Given data -

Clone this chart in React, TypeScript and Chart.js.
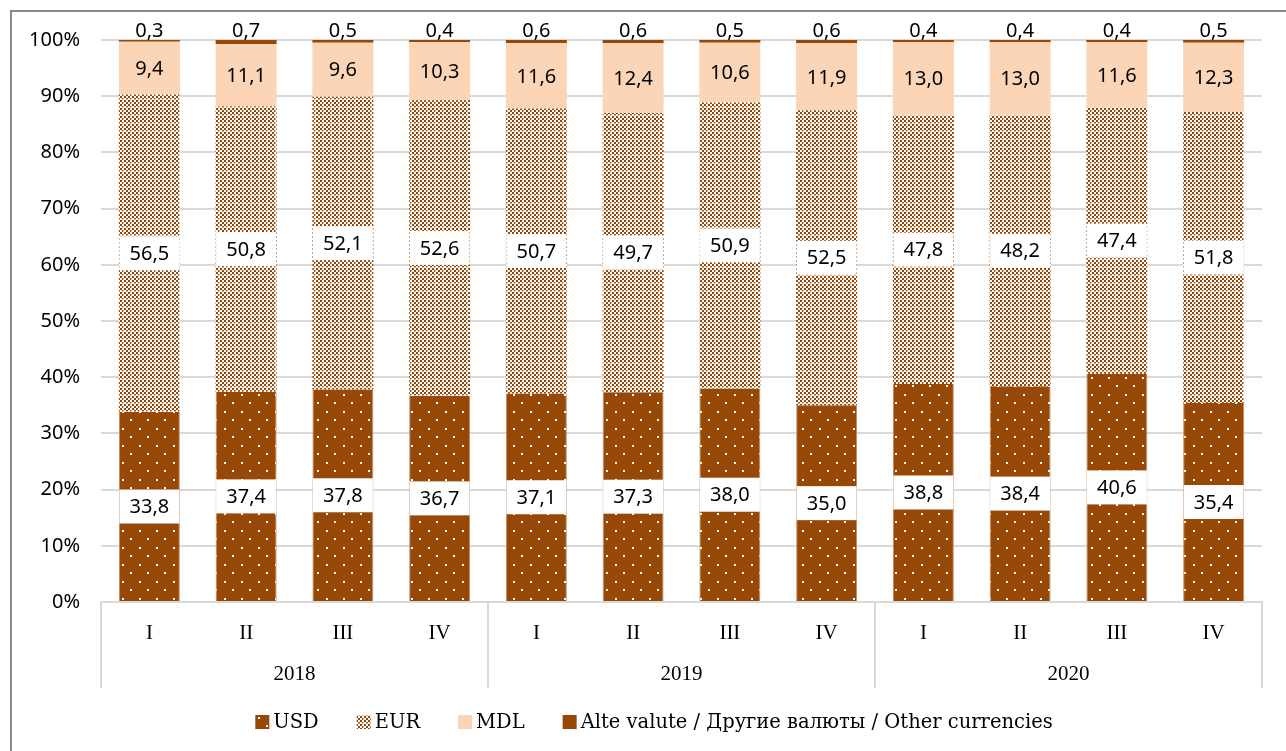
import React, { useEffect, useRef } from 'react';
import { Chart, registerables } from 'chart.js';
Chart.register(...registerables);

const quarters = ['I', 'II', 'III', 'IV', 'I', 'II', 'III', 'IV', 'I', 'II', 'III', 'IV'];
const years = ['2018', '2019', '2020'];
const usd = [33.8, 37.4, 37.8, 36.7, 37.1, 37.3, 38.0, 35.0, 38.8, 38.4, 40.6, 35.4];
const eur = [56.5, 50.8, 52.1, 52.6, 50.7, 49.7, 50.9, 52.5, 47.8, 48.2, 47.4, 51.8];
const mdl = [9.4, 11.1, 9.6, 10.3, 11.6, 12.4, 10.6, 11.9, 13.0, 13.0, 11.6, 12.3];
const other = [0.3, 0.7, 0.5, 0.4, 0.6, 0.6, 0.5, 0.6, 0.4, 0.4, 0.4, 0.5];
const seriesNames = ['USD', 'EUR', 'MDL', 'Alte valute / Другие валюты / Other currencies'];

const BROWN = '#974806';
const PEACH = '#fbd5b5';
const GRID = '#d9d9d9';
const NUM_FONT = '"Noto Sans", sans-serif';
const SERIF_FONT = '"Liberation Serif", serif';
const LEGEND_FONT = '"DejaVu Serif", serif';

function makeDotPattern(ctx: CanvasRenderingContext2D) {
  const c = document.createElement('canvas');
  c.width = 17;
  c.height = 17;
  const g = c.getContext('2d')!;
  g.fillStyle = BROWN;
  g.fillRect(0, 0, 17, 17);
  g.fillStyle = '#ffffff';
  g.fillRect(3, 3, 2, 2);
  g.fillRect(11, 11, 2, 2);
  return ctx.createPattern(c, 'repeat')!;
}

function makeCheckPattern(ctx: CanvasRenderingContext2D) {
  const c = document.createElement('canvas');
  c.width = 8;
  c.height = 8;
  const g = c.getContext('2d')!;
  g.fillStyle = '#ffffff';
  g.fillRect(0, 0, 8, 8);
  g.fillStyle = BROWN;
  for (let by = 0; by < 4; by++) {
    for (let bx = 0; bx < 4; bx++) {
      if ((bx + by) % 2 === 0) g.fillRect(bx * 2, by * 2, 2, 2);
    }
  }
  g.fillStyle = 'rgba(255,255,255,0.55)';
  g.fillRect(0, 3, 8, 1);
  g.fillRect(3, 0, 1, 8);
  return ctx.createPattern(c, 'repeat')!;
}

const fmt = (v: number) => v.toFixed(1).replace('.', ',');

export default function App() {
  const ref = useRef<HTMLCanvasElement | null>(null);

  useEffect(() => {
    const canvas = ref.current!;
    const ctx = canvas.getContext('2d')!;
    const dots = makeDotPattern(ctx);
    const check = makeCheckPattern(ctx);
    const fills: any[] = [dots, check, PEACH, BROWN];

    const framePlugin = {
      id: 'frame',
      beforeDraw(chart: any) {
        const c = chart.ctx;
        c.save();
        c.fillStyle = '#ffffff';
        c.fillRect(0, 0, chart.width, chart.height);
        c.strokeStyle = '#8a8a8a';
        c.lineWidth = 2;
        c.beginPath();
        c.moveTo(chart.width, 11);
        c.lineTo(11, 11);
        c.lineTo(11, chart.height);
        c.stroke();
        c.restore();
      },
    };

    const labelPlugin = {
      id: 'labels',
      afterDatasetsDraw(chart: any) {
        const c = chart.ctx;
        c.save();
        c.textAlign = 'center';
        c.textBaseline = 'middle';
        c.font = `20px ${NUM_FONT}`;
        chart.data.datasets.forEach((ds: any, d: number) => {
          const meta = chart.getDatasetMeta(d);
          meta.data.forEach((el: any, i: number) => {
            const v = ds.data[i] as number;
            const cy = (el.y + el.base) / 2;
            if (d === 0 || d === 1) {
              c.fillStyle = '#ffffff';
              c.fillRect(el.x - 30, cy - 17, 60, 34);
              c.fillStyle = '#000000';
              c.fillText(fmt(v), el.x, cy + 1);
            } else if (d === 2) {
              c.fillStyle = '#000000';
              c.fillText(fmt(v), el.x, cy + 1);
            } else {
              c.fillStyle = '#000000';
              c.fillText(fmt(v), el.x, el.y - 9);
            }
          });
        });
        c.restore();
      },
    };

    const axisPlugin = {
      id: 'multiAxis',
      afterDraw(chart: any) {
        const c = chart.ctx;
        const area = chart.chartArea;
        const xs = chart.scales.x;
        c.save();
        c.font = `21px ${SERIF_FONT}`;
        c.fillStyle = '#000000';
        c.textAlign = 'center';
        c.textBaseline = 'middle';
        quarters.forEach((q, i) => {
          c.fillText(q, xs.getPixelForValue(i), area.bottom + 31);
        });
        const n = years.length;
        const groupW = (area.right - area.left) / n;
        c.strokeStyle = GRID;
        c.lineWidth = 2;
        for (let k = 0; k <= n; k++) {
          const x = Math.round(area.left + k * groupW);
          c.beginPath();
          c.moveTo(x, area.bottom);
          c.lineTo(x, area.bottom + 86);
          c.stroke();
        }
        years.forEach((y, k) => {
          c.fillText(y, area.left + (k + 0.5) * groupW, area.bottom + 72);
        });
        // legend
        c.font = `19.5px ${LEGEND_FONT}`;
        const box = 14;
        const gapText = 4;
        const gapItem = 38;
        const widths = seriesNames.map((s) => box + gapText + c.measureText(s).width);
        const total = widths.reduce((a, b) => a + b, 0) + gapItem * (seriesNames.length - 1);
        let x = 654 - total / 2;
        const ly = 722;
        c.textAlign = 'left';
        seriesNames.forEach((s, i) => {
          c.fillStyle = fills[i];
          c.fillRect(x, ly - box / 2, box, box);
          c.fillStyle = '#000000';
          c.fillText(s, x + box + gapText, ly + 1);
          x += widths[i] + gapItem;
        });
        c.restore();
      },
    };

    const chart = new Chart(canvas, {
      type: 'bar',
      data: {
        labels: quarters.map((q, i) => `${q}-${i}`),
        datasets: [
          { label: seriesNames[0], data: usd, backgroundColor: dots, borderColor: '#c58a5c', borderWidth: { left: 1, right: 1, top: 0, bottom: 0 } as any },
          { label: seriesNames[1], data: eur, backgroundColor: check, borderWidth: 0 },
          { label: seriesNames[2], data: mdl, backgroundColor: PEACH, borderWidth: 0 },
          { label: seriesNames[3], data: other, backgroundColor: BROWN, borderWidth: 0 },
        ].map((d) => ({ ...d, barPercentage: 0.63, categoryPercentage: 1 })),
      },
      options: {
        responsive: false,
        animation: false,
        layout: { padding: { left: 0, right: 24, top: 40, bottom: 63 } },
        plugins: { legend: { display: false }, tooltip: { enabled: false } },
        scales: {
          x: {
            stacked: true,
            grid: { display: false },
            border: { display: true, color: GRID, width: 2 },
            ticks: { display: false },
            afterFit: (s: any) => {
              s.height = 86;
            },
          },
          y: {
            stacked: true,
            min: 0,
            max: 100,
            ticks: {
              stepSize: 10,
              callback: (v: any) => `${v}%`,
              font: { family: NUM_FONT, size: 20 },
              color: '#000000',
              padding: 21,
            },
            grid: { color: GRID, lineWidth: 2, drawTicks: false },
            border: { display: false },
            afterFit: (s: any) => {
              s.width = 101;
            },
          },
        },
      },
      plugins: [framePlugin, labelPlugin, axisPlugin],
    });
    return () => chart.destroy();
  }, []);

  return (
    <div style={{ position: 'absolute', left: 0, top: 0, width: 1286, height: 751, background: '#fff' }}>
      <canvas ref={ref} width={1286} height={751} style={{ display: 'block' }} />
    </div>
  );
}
--
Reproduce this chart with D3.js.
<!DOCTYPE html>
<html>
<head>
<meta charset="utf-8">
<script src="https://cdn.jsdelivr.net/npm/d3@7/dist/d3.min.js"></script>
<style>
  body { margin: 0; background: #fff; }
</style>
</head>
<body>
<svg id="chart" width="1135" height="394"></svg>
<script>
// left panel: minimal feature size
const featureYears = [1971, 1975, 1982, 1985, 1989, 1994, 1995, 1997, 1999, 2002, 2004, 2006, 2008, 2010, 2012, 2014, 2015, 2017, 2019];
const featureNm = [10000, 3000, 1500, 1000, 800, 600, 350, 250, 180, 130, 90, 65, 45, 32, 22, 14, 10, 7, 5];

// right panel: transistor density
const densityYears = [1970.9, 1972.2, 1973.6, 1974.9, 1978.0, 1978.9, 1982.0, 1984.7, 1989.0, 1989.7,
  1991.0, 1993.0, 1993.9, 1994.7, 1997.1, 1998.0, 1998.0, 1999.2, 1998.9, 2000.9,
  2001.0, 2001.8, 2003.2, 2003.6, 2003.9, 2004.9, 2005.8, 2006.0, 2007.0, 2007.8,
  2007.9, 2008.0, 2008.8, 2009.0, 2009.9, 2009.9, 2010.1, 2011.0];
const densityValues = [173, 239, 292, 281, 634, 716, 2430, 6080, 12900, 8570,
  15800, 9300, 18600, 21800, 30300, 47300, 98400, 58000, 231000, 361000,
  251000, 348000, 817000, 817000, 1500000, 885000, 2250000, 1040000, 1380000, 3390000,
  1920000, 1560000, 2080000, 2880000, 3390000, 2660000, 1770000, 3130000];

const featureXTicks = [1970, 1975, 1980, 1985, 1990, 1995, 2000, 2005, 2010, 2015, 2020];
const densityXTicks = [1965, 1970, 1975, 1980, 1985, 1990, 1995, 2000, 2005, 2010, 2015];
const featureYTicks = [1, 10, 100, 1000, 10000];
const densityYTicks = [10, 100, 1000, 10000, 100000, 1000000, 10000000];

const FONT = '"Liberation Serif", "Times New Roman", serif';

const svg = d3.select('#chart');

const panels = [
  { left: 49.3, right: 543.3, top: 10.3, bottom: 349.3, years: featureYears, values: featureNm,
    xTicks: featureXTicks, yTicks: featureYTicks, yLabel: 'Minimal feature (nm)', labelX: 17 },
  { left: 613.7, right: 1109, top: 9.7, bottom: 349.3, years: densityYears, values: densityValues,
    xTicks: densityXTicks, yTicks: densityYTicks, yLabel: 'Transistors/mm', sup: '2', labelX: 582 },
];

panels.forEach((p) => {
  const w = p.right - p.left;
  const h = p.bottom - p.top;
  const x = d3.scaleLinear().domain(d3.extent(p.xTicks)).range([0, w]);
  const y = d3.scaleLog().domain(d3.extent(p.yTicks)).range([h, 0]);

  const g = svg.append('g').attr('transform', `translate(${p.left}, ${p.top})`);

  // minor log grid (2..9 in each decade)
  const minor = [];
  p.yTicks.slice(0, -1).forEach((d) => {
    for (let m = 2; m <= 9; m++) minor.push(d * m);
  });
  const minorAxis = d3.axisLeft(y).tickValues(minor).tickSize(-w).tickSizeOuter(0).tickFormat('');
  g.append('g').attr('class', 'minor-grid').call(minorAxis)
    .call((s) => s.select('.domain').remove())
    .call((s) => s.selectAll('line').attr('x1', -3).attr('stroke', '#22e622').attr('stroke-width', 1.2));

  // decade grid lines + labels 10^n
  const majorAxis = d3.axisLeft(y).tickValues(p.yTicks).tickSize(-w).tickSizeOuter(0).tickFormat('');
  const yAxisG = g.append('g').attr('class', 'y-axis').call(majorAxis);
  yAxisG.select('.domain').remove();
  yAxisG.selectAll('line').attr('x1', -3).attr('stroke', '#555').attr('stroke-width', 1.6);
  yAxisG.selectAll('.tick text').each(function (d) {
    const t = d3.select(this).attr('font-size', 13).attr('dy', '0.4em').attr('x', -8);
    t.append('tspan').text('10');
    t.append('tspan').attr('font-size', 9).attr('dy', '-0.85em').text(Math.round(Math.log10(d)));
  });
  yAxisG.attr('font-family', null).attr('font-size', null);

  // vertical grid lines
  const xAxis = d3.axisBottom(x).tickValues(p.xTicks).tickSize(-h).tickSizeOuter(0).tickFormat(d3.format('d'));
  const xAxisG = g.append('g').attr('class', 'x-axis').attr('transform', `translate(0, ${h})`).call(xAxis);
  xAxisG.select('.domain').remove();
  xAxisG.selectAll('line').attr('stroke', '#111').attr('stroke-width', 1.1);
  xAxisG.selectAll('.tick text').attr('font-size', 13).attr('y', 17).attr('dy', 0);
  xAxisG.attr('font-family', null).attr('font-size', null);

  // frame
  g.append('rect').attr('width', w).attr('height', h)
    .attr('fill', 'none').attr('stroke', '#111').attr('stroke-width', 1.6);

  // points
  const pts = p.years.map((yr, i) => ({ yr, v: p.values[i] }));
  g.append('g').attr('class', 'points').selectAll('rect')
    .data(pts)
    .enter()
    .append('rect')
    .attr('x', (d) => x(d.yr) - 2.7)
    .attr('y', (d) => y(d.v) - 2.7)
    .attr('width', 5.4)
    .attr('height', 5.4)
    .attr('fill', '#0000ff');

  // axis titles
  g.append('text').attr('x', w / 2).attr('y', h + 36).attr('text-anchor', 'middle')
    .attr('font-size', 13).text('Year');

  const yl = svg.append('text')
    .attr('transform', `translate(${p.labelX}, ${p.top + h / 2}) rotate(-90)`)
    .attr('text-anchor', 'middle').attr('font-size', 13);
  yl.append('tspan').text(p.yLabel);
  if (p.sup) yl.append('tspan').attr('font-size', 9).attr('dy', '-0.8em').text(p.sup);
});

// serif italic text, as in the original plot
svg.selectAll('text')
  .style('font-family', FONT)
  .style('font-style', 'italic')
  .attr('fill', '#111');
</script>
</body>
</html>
--
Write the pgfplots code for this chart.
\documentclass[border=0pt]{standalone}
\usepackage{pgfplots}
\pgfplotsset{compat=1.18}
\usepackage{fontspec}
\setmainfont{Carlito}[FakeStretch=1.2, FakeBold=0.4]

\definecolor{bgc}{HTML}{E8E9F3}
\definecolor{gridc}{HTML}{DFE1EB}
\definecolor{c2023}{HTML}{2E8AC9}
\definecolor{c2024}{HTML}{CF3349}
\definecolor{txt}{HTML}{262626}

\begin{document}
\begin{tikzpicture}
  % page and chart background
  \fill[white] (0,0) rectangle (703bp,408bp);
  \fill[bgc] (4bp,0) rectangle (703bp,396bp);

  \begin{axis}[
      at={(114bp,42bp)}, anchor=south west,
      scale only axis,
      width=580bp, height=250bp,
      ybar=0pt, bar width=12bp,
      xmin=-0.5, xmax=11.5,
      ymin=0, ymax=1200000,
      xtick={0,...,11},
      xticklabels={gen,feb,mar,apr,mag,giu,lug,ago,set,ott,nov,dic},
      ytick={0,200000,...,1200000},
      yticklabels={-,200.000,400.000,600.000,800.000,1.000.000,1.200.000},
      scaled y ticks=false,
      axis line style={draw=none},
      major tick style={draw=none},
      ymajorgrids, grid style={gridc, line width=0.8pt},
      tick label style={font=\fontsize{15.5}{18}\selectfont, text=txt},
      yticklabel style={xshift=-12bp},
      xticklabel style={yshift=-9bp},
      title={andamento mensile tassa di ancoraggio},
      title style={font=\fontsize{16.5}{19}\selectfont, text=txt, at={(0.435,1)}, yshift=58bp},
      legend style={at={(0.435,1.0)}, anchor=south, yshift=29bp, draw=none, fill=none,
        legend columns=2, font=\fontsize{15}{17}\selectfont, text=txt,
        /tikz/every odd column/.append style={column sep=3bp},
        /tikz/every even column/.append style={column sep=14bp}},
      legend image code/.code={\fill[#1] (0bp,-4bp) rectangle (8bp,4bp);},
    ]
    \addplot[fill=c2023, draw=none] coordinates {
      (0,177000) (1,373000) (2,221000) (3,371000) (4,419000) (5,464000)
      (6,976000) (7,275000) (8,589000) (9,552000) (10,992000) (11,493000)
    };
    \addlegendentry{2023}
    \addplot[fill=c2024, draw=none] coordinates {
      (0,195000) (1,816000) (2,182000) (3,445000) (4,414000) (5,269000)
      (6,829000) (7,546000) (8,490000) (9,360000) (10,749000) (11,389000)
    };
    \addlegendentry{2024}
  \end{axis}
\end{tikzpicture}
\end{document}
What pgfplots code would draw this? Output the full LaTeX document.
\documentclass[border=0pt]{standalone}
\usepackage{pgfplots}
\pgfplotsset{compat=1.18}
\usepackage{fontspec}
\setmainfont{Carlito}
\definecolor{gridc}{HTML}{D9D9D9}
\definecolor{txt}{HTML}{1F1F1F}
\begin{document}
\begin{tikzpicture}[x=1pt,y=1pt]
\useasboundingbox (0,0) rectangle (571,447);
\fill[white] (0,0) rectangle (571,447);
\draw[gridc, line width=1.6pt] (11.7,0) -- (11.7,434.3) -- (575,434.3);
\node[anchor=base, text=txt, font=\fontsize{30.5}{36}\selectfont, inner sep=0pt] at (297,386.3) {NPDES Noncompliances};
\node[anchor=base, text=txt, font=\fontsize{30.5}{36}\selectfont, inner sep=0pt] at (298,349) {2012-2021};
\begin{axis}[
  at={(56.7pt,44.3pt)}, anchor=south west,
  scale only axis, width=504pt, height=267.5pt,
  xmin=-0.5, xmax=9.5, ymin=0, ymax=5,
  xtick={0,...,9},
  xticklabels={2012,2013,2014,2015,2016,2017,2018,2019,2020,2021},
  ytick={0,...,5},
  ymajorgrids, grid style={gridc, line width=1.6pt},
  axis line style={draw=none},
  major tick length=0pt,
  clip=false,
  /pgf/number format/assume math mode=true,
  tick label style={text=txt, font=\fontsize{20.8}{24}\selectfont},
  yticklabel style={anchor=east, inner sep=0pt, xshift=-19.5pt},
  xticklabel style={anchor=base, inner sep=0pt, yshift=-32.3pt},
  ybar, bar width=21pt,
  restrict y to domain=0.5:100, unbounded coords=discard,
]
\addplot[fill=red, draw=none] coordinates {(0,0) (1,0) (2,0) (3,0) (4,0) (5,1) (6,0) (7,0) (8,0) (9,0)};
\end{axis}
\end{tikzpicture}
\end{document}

Problem requirements -
Copy out each line of the material that holds the word "code".

Answer to this problem -
Write the pgfplots code for this chart.
      legend image code/.code={\fill[#1] (0bp,-4bp) rectangle (8bp,4bp);},
What pgfplots code would draw this? Output the full LaTeX document.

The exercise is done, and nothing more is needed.